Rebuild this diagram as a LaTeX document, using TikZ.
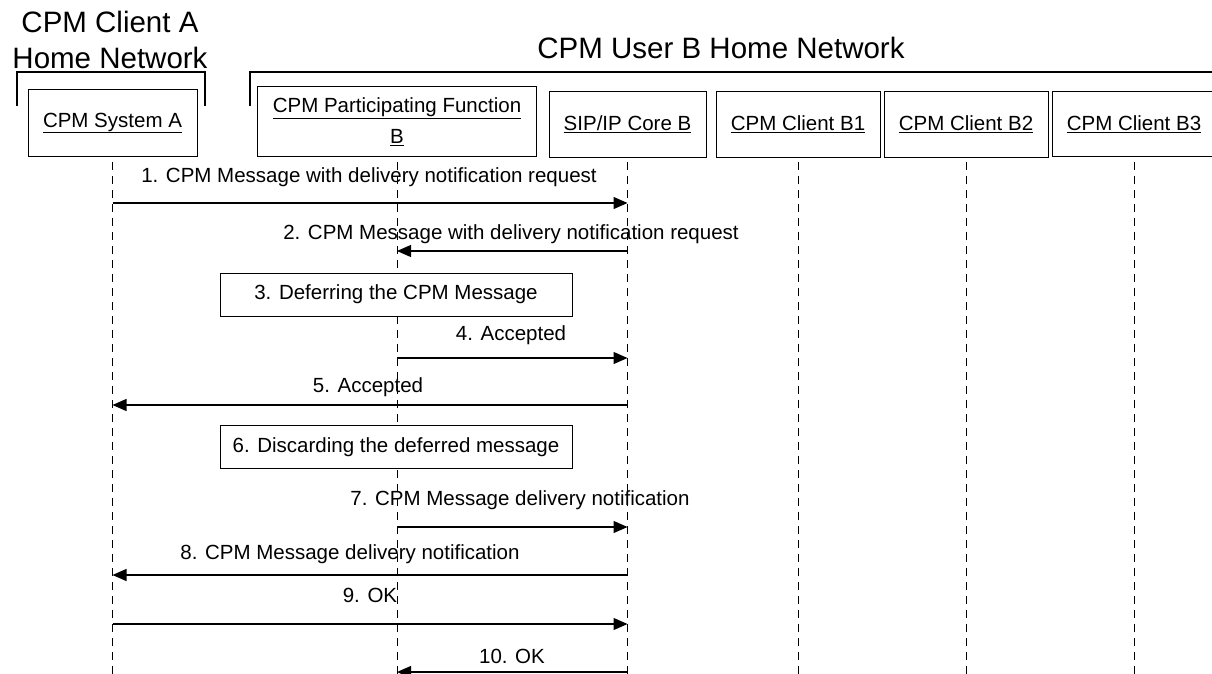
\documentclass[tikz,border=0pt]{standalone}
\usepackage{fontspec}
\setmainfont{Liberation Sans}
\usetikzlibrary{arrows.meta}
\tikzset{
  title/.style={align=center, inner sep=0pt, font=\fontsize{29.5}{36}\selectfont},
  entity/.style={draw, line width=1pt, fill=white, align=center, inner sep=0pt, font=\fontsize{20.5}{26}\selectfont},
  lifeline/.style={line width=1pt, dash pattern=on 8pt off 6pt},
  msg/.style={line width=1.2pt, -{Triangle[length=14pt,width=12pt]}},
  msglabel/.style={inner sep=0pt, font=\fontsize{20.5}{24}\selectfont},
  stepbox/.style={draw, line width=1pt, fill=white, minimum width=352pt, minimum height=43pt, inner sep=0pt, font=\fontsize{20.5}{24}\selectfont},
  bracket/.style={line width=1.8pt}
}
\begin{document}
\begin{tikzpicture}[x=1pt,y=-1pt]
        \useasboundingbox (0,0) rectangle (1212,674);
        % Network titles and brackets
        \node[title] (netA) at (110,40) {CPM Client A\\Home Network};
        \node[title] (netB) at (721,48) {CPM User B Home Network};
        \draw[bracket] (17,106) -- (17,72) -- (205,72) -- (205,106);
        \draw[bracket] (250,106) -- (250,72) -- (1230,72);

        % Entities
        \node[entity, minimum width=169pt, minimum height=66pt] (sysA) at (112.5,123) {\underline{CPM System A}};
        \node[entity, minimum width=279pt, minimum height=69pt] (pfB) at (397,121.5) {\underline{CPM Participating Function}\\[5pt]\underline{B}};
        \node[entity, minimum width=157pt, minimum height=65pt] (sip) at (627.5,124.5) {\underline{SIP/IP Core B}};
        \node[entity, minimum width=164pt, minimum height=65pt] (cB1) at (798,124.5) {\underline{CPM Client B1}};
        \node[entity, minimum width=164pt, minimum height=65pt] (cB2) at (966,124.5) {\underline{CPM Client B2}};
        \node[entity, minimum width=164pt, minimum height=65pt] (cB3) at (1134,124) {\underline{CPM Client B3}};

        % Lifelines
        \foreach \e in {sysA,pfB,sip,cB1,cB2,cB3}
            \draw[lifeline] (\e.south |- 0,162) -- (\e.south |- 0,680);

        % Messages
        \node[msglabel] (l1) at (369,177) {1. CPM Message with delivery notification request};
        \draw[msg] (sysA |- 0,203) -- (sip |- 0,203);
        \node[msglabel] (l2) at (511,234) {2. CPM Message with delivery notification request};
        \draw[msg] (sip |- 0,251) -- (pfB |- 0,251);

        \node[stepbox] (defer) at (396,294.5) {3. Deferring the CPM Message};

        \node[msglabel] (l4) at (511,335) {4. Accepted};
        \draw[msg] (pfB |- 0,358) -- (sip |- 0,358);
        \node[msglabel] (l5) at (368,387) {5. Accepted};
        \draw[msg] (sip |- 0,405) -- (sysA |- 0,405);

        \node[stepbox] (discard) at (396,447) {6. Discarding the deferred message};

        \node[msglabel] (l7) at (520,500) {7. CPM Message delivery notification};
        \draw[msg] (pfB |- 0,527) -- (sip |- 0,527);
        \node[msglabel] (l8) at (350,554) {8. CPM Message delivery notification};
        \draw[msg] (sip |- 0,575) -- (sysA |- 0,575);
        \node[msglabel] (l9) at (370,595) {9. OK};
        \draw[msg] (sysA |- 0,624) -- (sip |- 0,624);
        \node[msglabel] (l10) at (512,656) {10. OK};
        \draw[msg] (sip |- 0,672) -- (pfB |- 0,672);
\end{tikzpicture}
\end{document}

- Required task
Repeat the material verbatim. Do not carry over any picture.

- Reply
Rebuild this diagram as a LaTeX document, using TikZ.
\documentclass[tikz,border=0pt]{standalone}
\usepackage{fontspec}
\setmainfont{Liberation Sans}
\usetikzlibrary{arrows.meta}
\tikzset{
  title/.style={align=center, inner sep=0pt, font=\fontsize{29.5}{36}\selectfont},
  entity/.style={draw, line width=1pt, fill=white, align=center, inner sep=0pt, font=\fontsize{20.5}{26}\selectfont},
  lifeline/.style={line width=1pt, dash pattern=on 8pt off 6pt},
  msg/.style={line width=1.2pt, -{Triangle[length=14pt,width=12pt]}},
  msglabel/.style={inner sep=0pt, font=\fontsize{20.5}{24}\selectfont},
  stepbox/.style={draw, line width=1pt, fill=white, minimum width=352pt, minimum height=43pt, inner sep=0pt, font=\fontsize{20.5}{24}\selectfont},
  bracket/.style={line width=1.8pt}
}
\begin{document}
\begin{tikzpicture}[x=1pt,y=-1pt]
        \useasboundingbox (0,0) rectangle (1212,674);
        % Network titles and brackets
        \node[title] (netA) at (110,40) {CPM Client A\\Home Network};
        \node[title] (netB) at (721,48) {CPM User B Home Network};
        \draw[bracket] (17,106) -- (17,72) -- (205,72) -- (205,106);
        \draw[bracket] (250,106) -- (250,72) -- (1230,72);

        % Entities
        \node[entity, minimum width=169pt, minimum height=66pt] (sysA) at (112.5,123) {\underline{CPM System A}};
        \node[entity, minimum width=279pt, minimum height=69pt] (pfB) at (397,121.5) {\underline{CPM Participating Function}\\[5pt]\underline{B}};
        \node[entity, minimum width=157pt, minimum height=65pt] (sip) at (627.5,124.5) {\underline{SIP/IP Core B}};
        \node[entity, minimum width=164pt, minimum height=65pt] (cB1) at (798,124.5) {\underline{CPM Client B1}};
        \node[entity, minimum width=164pt, minimum height=65pt] (cB2) at (966,124.5) {\underline{CPM Client B2}};
        \node[entity, minimum width=164pt, minimum height=65pt] (cB3) at (1134,124) {\underline{CPM Client B3}};

        % Lifelines
        \foreach \e in {sysA,pfB,sip,cB1,cB2,cB3}
            \draw[lifeline] (\e.south |- 0,162) -- (\e.south |- 0,680);

        % Messages
        \node[msglabel] (l1) at (369,177) {1. CPM Message with delivery notification request};
        \draw[msg] (sysA |- 0,203) -- (sip |- 0,203);
        \node[msglabel] (l2) at (511,234) {2. CPM Message with delivery notification request};
        \draw[msg] (sip |- 0,251) -- (pfB |- 0,251);

        \node[stepbox] (defer) at (396,294.5) {3. Deferring the CPM Message};

        \node[msglabel] (l4) at (511,335) {4. Accepted};
        \draw[msg] (pfB |- 0,358) -- (sip |- 0,358);
        \node[msglabel] (l5) at (368,387) {5. Accepted};
        \draw[msg] (sip |- 0,405) -- (sysA |- 0,405);

        \node[stepbox] (discard) at (396,447) {6. Discarding the deferred message};

        \node[msglabel] (l7) at (520,500) {7. CPM Message delivery notification};
        \draw[msg] (pfB |- 0,527) -- (sip |- 0,527);
        \node[msglabel] (l8) at (350,554) {8. CPM Message delivery notification};
        \draw[msg] (sip |- 0,575) -- (sysA |- 0,575);
        \node[msglabel] (l9) at (370,595) {9. OK};
        \draw[msg] (sysA |- 0,624) -- (sip |- 0,624);
        \node[msglabel] (l10) at (512,656) {10. OK};
        \draw[msg] (sip |- 0,672) -- (pfB |- 0,672);
\end{tikzpicture}
\end{document}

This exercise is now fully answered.